• [What the exercise asks]: Your task is to retype, word for word, the lines from the start of the data through the line holding "categories = ['CO2". Do not include the pictures.

• [Dataset extract]:
-*-
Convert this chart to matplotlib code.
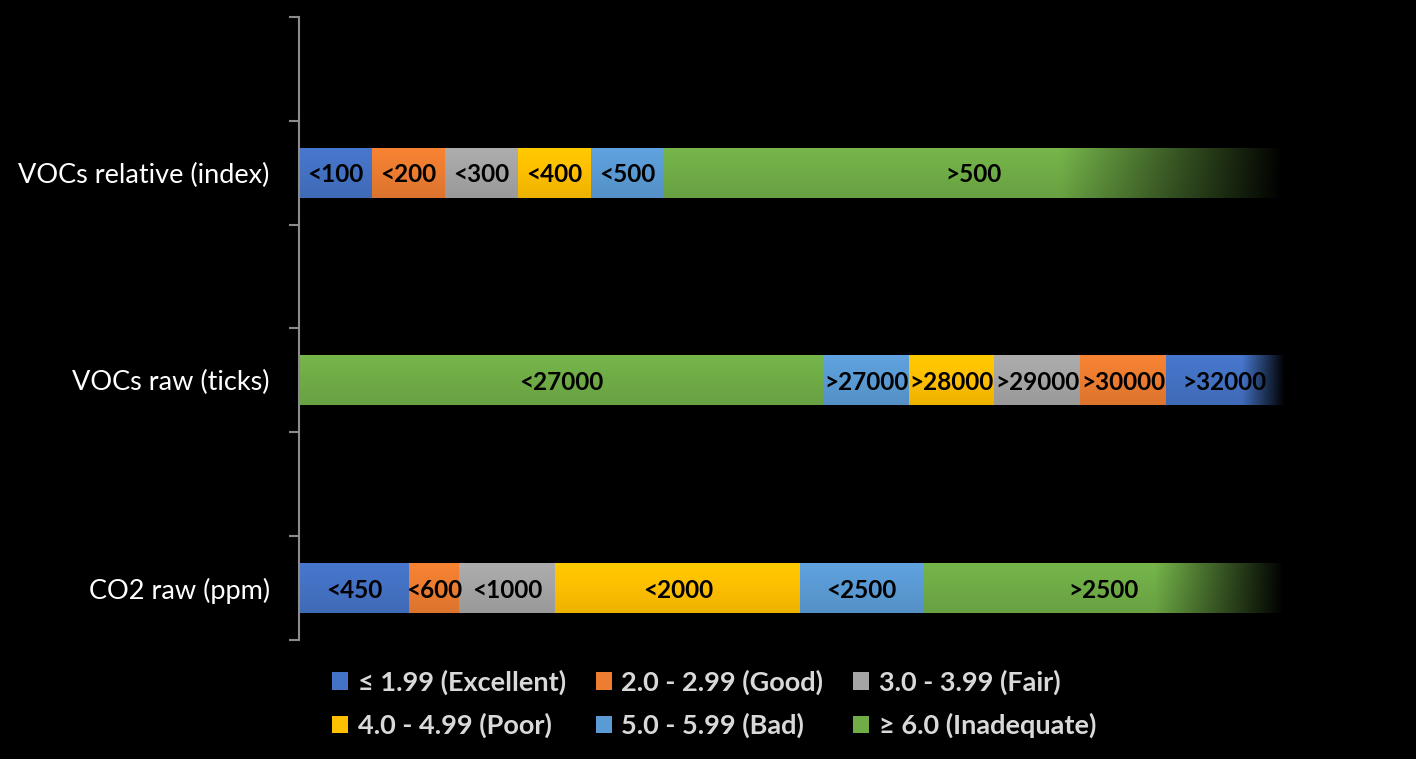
import matplotlib
matplotlib.use('Agg')
import matplotlib.pyplot as plt
import matplotlib.colors as mcolors
from matplotlib.patches import Patch
import numpy as np

plt.rcParams['font.family'] = ['Lato', 'DejaVu Sans']

# rows from bottom to top
categories = ['CO2 raw (ppm)', 'VOCs raw (ticks)', 'VOCs relative (index)']

# segment widths in % of the full bar length
co2_widths = [11.2, 5.0, 9.8, 24.9, 12.4, 36.7]
co2_labels = ['<450', '<600', '<1000', '<2000', '<2500', '>2500']
co2_levels = [0, 1, 2, 3, 4, 5]

voc_raw_widths = [53.3, 8.6, 8.7, 8.7, 8.7, 12.0]
voc_raw_labels = ['<27000', '>27000', '>28000', '>29000', '>30000', '>32000']
voc_raw_levels = [5, 4, 3, 2, 1, 0]

voc_rel_widths = [7.4, 7.4, 7.4, 7.4, 7.4, 63.0]
voc_rel_labels = ['<100', '<200', '<300', '<400', '<500', '>500']
voc_rel_levels = [0, 1, 2, 3, 4, 5]

level_names = ['≤ 1.99 (Excellent)', '2.0 - 2.99 (Good)', '3.0 - 3.99 (Fair)',
               '4.0 - 4.99 (Poor)', '5.0 - 5.99 (Bad)', '≥ 6.0 (Inadequate)']
level_colors = ['#4472C4', '#ED7D31', '#A5A5A5', '#FFC000', '#5B9BD5', '#70AD47']

rows = [(co2_widths, co2_labels, co2_levels),
        (voc_raw_widths, voc_raw_labels, voc_raw_levels),
        (voc_rel_widths, voc_rel_labels, voc_rel_levels)]


def shade(ax, rect, color, fade=False):
    # paint a gradient over a bar rectangle (office style fill)
    x0, y0 = rect.get_x(), rect.get_y()
    w, h = rect.get_width(), rect.get_height()
    rgb = np.array(mcolors.to_rgb(color))
    ny, nx = 40, 200
    yy = np.linspace(0, 1, ny)[:, None]          # 0 bottom -> 1 top
    vert = 0.93 + 0.12 * yy                     # slightly lighter on top
    img = np.clip(rgb[None, None, :] * vert[:, :, None], 0, 1)
    img = np.repeat(img, nx, axis=1)
    if fade:
        xx = np.linspace(0, 1, nx)
        f = np.clip((1.0 - xx) / (1.0 - 0.64), 0, 1)
        img = img * f[None, :, None]
    ax.imshow(img, extent=(x0, x0 + w, y0, y0 + h), origin='lower',
              aspect='auto', interpolation='bilinear', zorder=2)
    rect.set_facecolor('none')


fig = plt.figure(figsize=(14.16, 7.59), dpi=100, facecolor='black')
ax = fig.add_axes([299 / 1416, 1 - 640 / 759, 985 / 1416, 623 / 759])
ax.set_facecolor('black')

ypos = [0, 2, 4]
for y, (widths, labels, levels) in zip(ypos, rows):
    left = 0
    for i, (w, lab, lev) in enumerate(zip(widths, labels, levels)):
        bars = ax.barh(y, w, left=left, height=0.48, color=level_colors[lev],
                       lw=0, zorder=1)
        shade(ax, bars.patches[0], level_colors[lev], fade=(i == len(widths) - 1))
        ax.text(left + w / 2, y - 0.02, lab, ha='center', va='center', fontsize=17.5,
                fontweight='bold', color='black', zorder=3)
        left += w

ax.set_xlim(0, 100)
ax.set_ylim(-0.5, 5.5)

# frame
for side in ['top', 'right', 'bottom']:
    ax.spines[side].set_visible(False)
ax.spines['left'].set_color('#8c8c8c')
ax.spines['left'].set_linewidth(1.5)
ax.set_xticks([])

ax.set_yticks(np.arange(-0.5, 6, 1))
ax.set_yticklabels([])
ax.tick_params(axis='y', which='major', color='#8c8c8c', width=1.5, length=7)
ax.set_yticks(ypos, minor=True)
ax.set_yticklabels(categories, minor=True)
ax.tick_params(axis='y', which='minor', length=0, pad=21, labelsize=19.5,
               labelcolor='white')

# legend, row-major order like the original
order = [0, 3, 1, 4, 2, 5]
handles = [Patch(facecolor=level_colors[k], label=level_names[k]) for k in order]
leg = fig.legend(handles=handles, ncol=3, loc='upper center',
                 bbox_to_anchor=(714 / 1416, 1 - 645 / 759), frameon=False,
                 handlelength=0.6, handleheight=0.6, handletextpad=0.35,
                 columnspacing=1.1, labelspacing=0.68,
                 prop={'size': 19.5, 'weight': 'bold'})
for t in leg.get_texts():
    t.set_color('#d9d9d9')

fig.savefig('out.png', dpi=100, facecolor='black')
-*-
• [Response to this task]:
Convert this chart to matplotlib code.
import matplotlib
matplotlib.use('Agg')
import matplotlib.pyplot as plt
import matplotlib.colors as mcolors
from matplotlib.patches import Patch
import numpy as np

plt.rcParams['font.family'] = ['Lato', 'DejaVu Sans']

# rows from bottom to top
categories = ['CO2 raw (ppm)', 'VOCs raw (ticks)', 'VOCs relative (index)']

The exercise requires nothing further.